El vademécum del perfecto pastor

Después de tres meditaciones en tres lugares distintos –en las basílicas de san Juan de Letrán, santa María la Mayor y san Pablo Extramuros– sobre “El sacerdote, ministro de la Misericordia”, la voluntad del papa fue la de imprimir un auténtico vademécum del perfecto pastor en los corazones y las almas de los casi 6.000 siervos de Dios en la fiesta del Sagrado Corazón –instituida hace 160 años– y que también estuvieron presentes en la Jornada mundial de la oración para su santificación.

El Papa ofreció varios consejos prácticos para que los ministros del sacerdocio no pierdan el rumbo entre las “muchas iniciativas, que los ponen ante diversos frentes: de la catequesis a la liturgia, de la caridad a los compromisos pastorales e incluso administrativos”. Aquí están algunos de esos consejos. Un buen sacerdote…

1-Mira en el corazón de los fieles
Los sacerdotes están llamados a llegar “al corazón”, es decir, “a la interioridad, a las raíces más sólidas de la vida, al núcleo de los afectos, en una palabra, al centro de la persona”. El sacerdote es como “una brújula” que apunta “tenazmente” hacia nosotros, sobre todo hacia “el que está lejano”, con la inquietud de “llegar a todos” y con el cuidado de “no perder a nadie”.

2-Va a buscar a sus ovejas
Dios mismo sale a buscar a su rebaño de ovejas (Ez 34: 11-16).

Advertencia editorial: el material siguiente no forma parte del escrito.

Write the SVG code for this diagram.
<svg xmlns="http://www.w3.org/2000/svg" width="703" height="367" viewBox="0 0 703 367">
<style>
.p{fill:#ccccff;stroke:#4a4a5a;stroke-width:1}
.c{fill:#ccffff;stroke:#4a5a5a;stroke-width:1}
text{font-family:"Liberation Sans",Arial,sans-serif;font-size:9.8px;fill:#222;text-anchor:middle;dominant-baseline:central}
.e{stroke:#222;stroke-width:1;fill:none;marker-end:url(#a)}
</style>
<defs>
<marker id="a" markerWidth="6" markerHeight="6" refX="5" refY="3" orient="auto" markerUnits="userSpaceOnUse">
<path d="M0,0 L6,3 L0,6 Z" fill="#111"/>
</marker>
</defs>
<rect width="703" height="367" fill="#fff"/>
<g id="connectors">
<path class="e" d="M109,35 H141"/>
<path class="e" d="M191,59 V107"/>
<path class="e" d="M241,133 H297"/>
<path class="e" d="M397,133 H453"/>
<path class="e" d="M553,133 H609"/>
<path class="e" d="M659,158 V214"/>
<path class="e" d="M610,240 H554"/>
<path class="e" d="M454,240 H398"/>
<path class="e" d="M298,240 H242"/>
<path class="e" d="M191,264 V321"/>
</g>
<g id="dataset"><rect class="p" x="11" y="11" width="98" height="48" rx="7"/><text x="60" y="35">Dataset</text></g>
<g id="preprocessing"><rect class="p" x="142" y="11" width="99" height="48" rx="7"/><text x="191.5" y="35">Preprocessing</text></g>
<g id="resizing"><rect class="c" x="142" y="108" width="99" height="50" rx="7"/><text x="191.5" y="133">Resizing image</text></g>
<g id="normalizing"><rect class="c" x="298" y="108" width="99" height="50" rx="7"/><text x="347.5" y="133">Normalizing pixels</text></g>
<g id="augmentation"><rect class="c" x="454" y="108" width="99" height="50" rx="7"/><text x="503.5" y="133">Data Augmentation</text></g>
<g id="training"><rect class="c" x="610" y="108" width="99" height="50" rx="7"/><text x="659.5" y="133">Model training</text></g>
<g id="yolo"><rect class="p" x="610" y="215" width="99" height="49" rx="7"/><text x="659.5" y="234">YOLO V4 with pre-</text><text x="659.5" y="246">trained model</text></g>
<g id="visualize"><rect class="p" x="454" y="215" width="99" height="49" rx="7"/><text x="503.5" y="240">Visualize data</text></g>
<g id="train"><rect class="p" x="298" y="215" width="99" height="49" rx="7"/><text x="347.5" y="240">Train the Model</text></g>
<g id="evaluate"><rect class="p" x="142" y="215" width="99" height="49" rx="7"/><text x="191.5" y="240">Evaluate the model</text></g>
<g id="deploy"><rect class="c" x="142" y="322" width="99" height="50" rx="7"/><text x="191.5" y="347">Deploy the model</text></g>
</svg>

El Evangelio dice “va en busca de la oveja perdida” (Lc 15: 4), sin acobardarse por los riesgos; sin demora se aventura fuera de los lugares de pastoreo y fuera de las horas de trabajo. Y no busca el pago de las horas extra. No deja para más tarde su búsqueda, no piensa “hoy ya he cumplido con mi deber”.

3-No tiene miedo a ser molestado
“¡Ay de los pastores que privatizan su ministerio!”. Un buen sacerdote “no es celoso de su legítima tranquilidad —legítima, digo; ni siquiera de esa—, y nunca pretende que no lo molesten”.

4-Está abierto a las críticas
El pastor que sigue el corazón de Dios “no defiende su propia comodidad, no se preocupa de proteger su buen nombre, aunque sea calumniado como Jesús”. No teme las críticas y estará “dispuesto a arriesgar con tal de imitar a su Señor”.

5-Es todo para todos
El Pastor según Jesús deja su corazón disponible a los asuntos de los demás: “No vive haciendo cuentas de lo que tiene y de las horas de servicio: no es un contable del espíritu, sino un buen Samaritano en busca de quien tiene necesidad. Es un pastor, no un inspector de la grey, y se dedica a la misión no al cincuenta o sesenta por ciento, sino con todo su ser. (…) Y como todo buen cristiano,  y como ejemplo para cada cristiano, siempre está en salida de sí mismo. (…) No es atraído por su yo, sino por el tú de Dios y por el nosotros de los hombres”.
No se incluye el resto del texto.